Stel dat de geldverstrekker hetzelfde schema van risicoklassen hanteerde als bijvoorbeeld ING nu, dan kwam je in de op een na laagste risicoklasse terecht voor hypotheken die 55 procent of minder van de marktwaarde bedragen. Je betaalt daardoor een veel lagere risico-opslag voor de hypotheekrente dan toen je de hypotheek afsloot.

Inmiddels koelt de huizenmarkt af door onder meer de hoge inflatie en de stijgende hypotheekrente. Dat gebeurt nog niet in heel grote sprongen. ABN Amro verwacht in 2023 een daling van bijna 3 procent.

In het bovenstaande voorbeeld zou een daling van 3 procent echter wel betekenen dat de hypotheek ten opzichte van de woningwaarde uitdijt naar 57 procent. Daarmee zou je in het schema van ING in theorie één risicoklasse hoger terecht komen.

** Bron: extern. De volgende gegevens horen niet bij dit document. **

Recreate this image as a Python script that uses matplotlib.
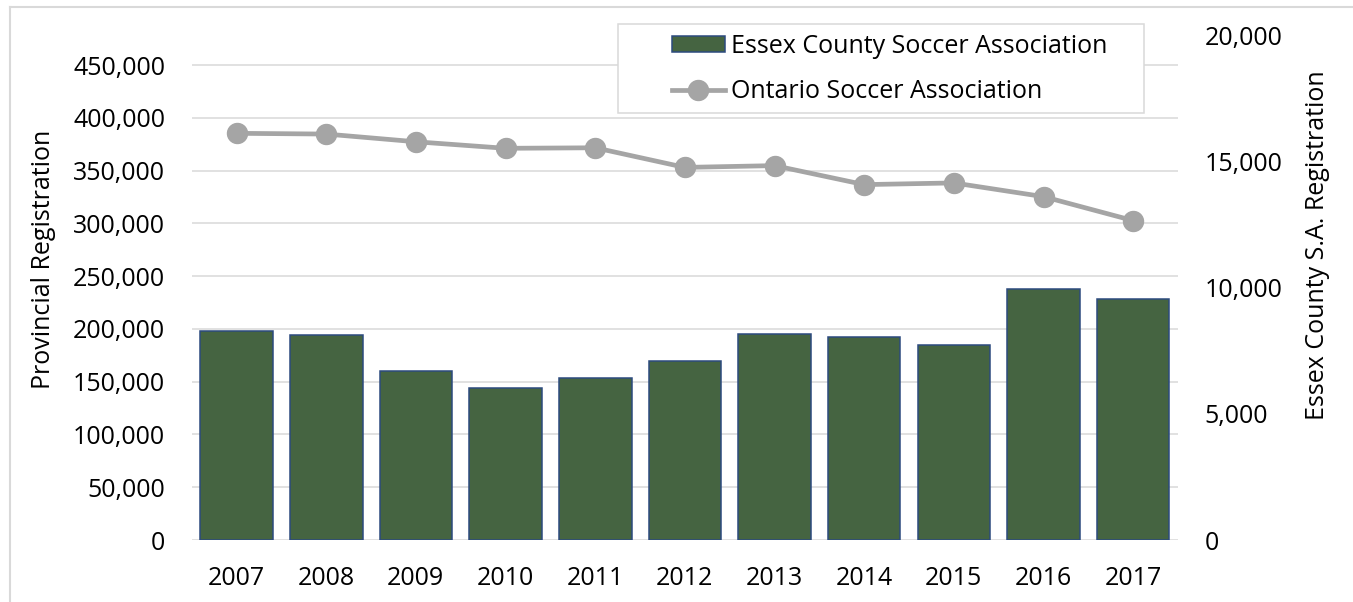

Maar gelukkig is dat dus niet het beleid van geldverstrekkers. Wanneer de huizenprijzen dalen en de hypotheek groter wordt ten opzichte van de marktwaarde, dan schuif je niet op naar een hogere risicoklasse met een hogere rente. Wel is het zo dat er bij dalende huizenprijzen maar één manier is om in een lagere risicoklasse terecht te komen: zoveel aflossen op de hypotheek dat die ook bij een een lagere woningwaarde relatief kleiner wordt.